> [Exercise description]
Tally the lines containing the word "this", and report the tally alone.

* start *

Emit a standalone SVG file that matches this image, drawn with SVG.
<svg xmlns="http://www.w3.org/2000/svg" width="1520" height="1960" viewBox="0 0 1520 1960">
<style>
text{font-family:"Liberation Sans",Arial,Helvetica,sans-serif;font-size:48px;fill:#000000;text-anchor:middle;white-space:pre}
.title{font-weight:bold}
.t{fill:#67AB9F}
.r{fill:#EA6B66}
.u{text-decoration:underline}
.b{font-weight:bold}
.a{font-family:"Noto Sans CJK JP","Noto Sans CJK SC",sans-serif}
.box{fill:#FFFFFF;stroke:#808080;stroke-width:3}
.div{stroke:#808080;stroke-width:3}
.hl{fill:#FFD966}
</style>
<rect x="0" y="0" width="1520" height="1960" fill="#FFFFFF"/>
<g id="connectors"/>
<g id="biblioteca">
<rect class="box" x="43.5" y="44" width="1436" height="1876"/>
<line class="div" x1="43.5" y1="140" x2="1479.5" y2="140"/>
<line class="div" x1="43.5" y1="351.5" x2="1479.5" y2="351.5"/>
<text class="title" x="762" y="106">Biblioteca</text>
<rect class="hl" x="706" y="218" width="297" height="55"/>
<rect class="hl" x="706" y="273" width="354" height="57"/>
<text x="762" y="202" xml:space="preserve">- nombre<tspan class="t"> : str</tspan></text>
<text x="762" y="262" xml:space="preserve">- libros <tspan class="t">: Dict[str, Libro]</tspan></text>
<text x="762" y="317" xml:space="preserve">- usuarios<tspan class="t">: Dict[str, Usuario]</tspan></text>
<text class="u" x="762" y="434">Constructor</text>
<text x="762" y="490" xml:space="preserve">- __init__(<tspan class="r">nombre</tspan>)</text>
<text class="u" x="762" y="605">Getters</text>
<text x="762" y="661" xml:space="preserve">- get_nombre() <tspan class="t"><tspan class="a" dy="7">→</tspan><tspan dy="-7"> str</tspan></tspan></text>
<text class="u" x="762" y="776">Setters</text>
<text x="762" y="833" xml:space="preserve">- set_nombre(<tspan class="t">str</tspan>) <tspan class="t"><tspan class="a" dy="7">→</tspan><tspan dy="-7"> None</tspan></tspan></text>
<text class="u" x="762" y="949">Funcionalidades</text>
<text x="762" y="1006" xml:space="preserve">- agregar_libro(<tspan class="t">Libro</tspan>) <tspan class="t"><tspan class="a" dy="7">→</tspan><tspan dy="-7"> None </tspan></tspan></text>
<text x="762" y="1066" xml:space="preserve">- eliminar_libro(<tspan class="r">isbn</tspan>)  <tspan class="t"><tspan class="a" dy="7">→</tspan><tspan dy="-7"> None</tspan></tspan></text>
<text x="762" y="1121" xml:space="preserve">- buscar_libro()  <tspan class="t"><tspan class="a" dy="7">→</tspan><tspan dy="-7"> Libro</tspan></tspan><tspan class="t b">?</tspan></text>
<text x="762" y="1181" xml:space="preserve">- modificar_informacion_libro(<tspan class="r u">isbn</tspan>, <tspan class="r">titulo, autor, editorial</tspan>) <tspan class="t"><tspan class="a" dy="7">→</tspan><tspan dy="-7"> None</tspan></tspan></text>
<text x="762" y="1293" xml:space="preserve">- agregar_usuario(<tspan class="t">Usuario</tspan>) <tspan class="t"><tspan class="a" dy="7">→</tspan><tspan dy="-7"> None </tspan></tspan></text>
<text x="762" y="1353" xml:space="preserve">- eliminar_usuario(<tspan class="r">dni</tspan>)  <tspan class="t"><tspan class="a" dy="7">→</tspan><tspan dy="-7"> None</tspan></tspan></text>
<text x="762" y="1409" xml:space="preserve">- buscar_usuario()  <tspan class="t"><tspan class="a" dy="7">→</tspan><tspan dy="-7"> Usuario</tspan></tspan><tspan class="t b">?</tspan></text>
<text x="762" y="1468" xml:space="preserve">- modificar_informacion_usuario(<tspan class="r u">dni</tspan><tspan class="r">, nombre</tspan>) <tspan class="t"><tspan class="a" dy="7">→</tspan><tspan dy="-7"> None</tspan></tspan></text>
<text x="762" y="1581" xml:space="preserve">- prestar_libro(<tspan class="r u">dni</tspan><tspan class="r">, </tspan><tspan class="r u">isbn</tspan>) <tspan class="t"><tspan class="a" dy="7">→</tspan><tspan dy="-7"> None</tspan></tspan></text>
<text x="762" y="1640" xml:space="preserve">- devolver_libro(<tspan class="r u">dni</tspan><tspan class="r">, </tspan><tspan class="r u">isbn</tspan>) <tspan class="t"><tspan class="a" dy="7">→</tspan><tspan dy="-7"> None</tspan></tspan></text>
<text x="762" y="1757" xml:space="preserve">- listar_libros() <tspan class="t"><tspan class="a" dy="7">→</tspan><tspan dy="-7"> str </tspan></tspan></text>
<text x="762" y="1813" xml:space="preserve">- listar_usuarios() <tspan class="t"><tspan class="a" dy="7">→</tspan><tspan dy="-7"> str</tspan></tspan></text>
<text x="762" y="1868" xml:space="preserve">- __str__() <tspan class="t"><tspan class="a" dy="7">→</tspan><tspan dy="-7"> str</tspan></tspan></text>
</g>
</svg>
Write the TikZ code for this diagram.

* end *

> [Task result]
2